Gibson
da Costa
Considerando
a aparente “controvérsia” causada por minha
última postagem neste blog – na percepção de alguns que
me escreveram e-mails nos três últimos dias, isto é –, e
considerando que não tenho tempo de responder individualmente a
todos eles, permitam-me fazer alguns comentários.
Não
vejo muito necessidade para explicar minhas posições no que tange à
relação entre “religião” e “política”. Essas já estão
por demais explícitas em tudo o que tenho escrito aqui nos últimos
anos, em tudo o que tenho ensinado no seminário, em tudo o que tenho
publicado, e em todos as minhas prédicas. Sou um “cristão
liberal” ocidental (sim, também há um sentido político muito
específico nessa expressão). Afirmar isso já deveria ser
suficiente para explicitar o que penso acerca da relação entre
“Igreja” e “Estado”, seja quanto ao Cristianismo, seja no que
tange a quaisquer outras tradições.
Não
importa o que penso acerca daquilo que chamei de “Direito
Islâmico”, a “shari'a”. Minha opinião sobre se as diferentes
interpretações islâmicas são boas ou não, aceitáveis ou não,
justas ou não é irrelevante para o que escrevi. Minha intenção
ali era outra: intencionava apenas responder a algumas coisas que
havia lido e ouvido antes – coisas que julgo, vindas de quem
vieram, intelectualmente desonestas (tendo sido dito/escrito por quem
foi).
Posso
discordar de determinadas ideias, mas isso não pode fazer com que
feche os olhos à injustiça de acusações falsas. Discordar de
alguém ou de algo não faz com que eu automaticamente me torne
inimigo daquele/daquilo, e vice-versa. Alguém não se torna meu
inimigo simplesmente por não crer/praticar no/o mesmo que eu. E
mesmo que fosse meu inimigo, isso não tornaria justo que eu
aceitasse que acusações falsas fossem feitas ao seu respeito.
A
comparação acima pode parecer exagerada, mas, em minha percepção
de alguns dos comentários que me enviaram, parece que alguns pensam
que estou defendendo “o inimigo”!… Minha pergunta a esses
leitores é: por que o Islã ou os muçulmanos seriam meus
inimigos? Como já escrevi inúmeras vezes, convivi e convivo com
muitos muçulmanos. Conviver com pessoas diferentes de você pode
fazer com que se aprenda muito sobre os limites dessas diferenças!…

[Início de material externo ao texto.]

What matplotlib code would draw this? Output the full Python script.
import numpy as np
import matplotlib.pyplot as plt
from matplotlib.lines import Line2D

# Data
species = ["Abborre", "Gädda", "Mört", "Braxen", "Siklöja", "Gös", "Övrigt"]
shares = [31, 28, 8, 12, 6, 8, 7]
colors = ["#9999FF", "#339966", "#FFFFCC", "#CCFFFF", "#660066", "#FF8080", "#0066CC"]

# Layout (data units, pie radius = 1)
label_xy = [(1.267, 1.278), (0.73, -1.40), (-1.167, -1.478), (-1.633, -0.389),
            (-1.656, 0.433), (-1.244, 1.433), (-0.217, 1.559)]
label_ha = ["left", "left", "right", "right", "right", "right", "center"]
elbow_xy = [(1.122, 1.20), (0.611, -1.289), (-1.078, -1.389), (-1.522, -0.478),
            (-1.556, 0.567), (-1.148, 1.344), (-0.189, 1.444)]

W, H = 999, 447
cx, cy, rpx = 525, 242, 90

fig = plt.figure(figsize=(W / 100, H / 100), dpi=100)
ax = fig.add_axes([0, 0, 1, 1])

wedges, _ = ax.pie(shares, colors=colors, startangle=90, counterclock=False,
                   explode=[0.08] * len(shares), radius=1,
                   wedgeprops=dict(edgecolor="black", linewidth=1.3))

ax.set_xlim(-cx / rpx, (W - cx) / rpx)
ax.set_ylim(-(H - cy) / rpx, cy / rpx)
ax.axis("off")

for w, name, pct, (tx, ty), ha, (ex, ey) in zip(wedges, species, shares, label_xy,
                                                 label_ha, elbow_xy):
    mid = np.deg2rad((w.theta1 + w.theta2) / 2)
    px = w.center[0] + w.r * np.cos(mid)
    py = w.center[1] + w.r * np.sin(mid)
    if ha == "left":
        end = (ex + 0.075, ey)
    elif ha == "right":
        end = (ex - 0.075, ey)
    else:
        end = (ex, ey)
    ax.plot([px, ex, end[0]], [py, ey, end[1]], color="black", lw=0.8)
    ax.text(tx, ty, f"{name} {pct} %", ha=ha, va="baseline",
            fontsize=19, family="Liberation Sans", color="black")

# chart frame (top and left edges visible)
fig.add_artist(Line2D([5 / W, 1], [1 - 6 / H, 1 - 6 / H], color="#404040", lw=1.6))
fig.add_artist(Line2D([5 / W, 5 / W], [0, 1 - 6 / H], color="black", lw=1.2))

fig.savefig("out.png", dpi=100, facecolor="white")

E isso, a propósito, vale quanto a todos os aspectos da vida social,
e não só religião.
Em
nenhum ponto do que publiquei aqui justifiquei a imposição duma lei
religiosa àqueles que não a desejassem. Muito pelo contrário.
Expliquei que havia uma diversidade de interpretações do Direito
Islâmico, e o fiz justamente para me opor à visão dum Islã
uniforme – que é defendido tanto por islamitas fanáticos quanto
pela retórica dos meios de comunicação “ocidentais”.
A
propósito, há uma enorme diferença conceitual entre ser
“muçulmano” e ser “islamita” (ou “islamista”).

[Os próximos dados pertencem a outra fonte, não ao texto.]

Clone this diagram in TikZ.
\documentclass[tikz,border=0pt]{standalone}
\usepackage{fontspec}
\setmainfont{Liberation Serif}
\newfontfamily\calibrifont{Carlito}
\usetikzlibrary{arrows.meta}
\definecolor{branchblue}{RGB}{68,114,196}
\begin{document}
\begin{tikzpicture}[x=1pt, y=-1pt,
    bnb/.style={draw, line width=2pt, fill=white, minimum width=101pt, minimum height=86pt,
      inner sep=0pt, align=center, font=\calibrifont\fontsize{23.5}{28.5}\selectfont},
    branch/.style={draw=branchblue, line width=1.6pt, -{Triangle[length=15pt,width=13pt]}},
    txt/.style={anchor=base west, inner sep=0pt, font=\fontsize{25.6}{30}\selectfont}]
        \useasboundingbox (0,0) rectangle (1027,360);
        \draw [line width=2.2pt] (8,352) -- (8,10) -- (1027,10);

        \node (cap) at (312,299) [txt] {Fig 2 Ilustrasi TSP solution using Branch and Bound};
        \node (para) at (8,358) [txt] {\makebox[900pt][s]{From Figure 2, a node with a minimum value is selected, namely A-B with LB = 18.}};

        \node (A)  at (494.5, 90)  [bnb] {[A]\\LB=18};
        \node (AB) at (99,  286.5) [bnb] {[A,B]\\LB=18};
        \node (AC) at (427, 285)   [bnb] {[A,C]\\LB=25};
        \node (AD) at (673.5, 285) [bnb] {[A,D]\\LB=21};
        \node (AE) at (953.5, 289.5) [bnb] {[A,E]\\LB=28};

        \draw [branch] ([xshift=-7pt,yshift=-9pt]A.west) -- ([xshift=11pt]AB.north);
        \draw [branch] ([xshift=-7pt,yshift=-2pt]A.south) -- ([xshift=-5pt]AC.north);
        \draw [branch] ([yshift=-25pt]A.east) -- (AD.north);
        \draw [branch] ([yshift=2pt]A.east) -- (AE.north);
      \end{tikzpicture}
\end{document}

O termo “muçulmano” refere-se a um adepto do Islã. O termo
“islamita” (ou “islamista”), por sua vez, refere-se a um
adepto duma ideologia política, que politiza a religião muçulmana
– aquilo que, em minha vida acadêmica, chamo de Islã Político.
Essa ideologia, per se, é uma construção recente. Se quiser saber
um pouco mais, pode ler algo que já escrevi a respeito AQUI.
Quanto à acusação de que eu seja um “ignorante manipulado pela esquerda”, feita por uma leitora, cometerei a indelicadeza de responder de forma arrogante: [Na verdade, não entendo por que usaria o adjetivo “esquerda” aqui!] Quantas vezes você já leu o Corão em língua árabe? Quantos livros teológicos islâmicos você já leu? Quantos amigos muçulmanos você tem? Em quantos países com maioria muçulmana você já morou ou já esteve?… Talvez eu não seja tão “ignorante” e “manipulado” quanto você pensa!!… Geralmente, prefiro não escrever acerca de temas sobre os quais não tenha um mínimo de informação!
Há
algum tempo, tenho me preocupado com a forma como meus irmãos e
irmãs muçulmanos têm sido retratados pelos meios de comunicação,
pelos pronunciamentos de personagens do mundo político e,
principalmente, pelo discurso religioso de outros grupos –
especialmente cristãos. Como um humano e um cristão, me calar
enquanto essas irmãs e esses irmãos têm sua fé injustamente
retratada como sinônimo de violência e terror é trair à minha
própria fé. Continuarei a criticar o que deve ser criticado, mas
não participarei do festival de inverdades e discriminação.
Como
um cristão, renuncio à islamofobia, doe a quem doer!